Jewell: It’s like, Wow, it really it really has created such impact in our lives and to who we are today. And yeah,

Emirick: Yes. And it gives you an example of how to be a good parent and it’s just it’s funny because I don’t know my dad was an immigrant like I said, and he was a bit awkward and he dressed kind of funny.

So he would show up to every swim meet and volunteer to be a timer. And I was like, dad watch from the side. And he’d be like it Oh. I don’t know. But you realize now it’s like that support. You didn’t really, you couldn’t put your finger on it. Why did I feel so confident? Why was I willing to sign up for every little thing? You know, and then you see it later. It’s because there was a safety net. There was a support there was someone who was like your cheerleader. 

Jewell: I love how you use that word that you feel so safe. When you said that it’s like that really is how, how I feel, how I felt with my dad. And that’s how I feel now with jasmine that Harmony is setting that being that support that my kids feel safe? When he’s there, you know? 

Emirick: Yeah, I would have to say that a father’s role, one of their biggest rules is that safety feeling. You know that when that man is there and he’s leading you, and he’s praying for you, and he’s showing you, you know how to be strong and you just like, you feel like you can do anything, and it’s just awesome.

Mariel: Yeah, I agree. Okay, well, what about, let’s say, a situation where it’s a single parent household? It’s still possible, right? I mean, Emirick when your dad passed away, you were about 21 right? 

How did your mom do it?

Emirick: My mom’s a pretty strong woman and she had to pick up both roles. And although she struggled she had a hard time especially with my brother because I think a boy needs his father for those, you know? Those moments of advice of someone who’s been through that experience, but my mom, she really works really hard. She’s a very relentless parent. She didn’t let it go. That, ah this child is stubborn or Oh, I used to call my mom and I still do, the 24 hour teacher. I’d be like, every moment you’re around her, she’s teaching you something. It’s like Mom, can we just chill and talk about something funny, but now it’s like, she’s got to teach you something all the time. My mom, she did a great job of picking up that extra weight and showing us how to follow God and make that the most important thing in our life and get us set on a career and and do all those things because she had to you know–

Jewell: Well she did an amazing job because look at you and Ka Richie today.

Mariel: Well, yes, I agree with you.
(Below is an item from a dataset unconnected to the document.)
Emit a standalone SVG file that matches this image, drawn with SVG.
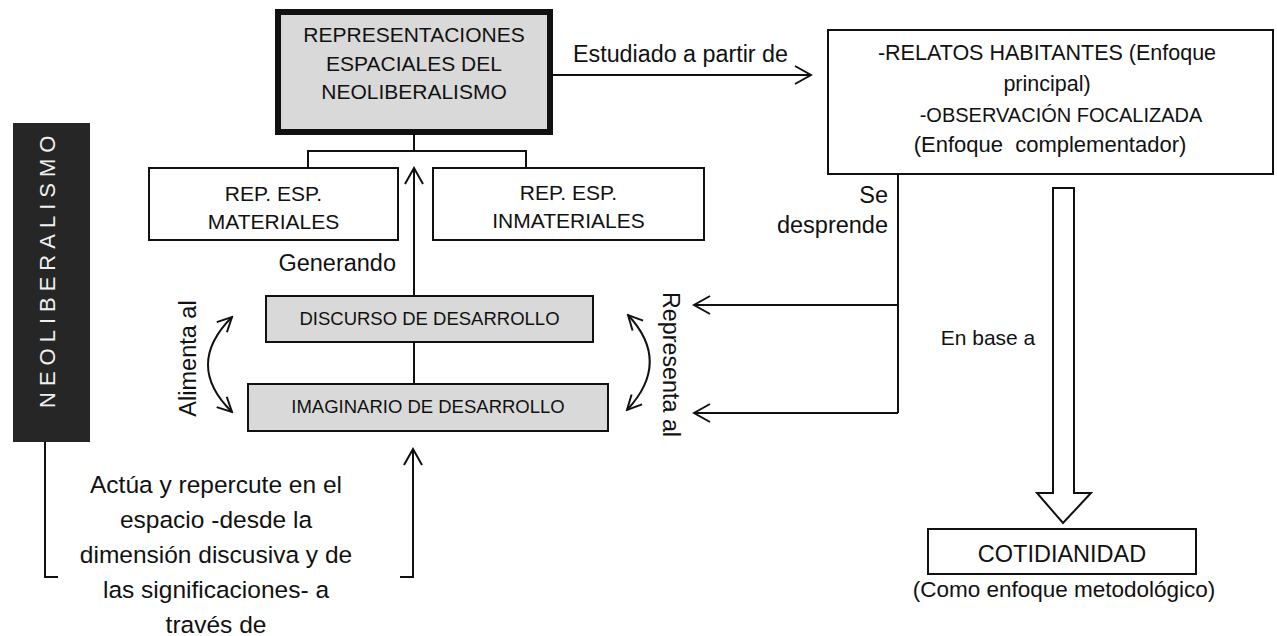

Your mom did an awesome job Emirick in raising you and your brother after your dad passed. She had no choice, but she did it. And so to all the single parent households out there, you could do it too. For those households with a mom and dad, with both parents still around, take the time to listen to this podcast together. Moms, wives, bring in your husband’s just as a reminder to each other really that parenting is teamwork. Maybe a gentle reminder to your husband, that it’s more effective for him to model the three things that we just talked about. Spiritual number one spirituality in the household. Two, to help our sons navigate through puberty, and three to teach our daughters their self worth. 

Bernie: I’ll call my dad after this.

Mariel Guittierez: Thank you ladies for contributing to this podcast. Bernie, Jewell and Emerick and to everyone else thanks so much for listening to this episode of faith and family.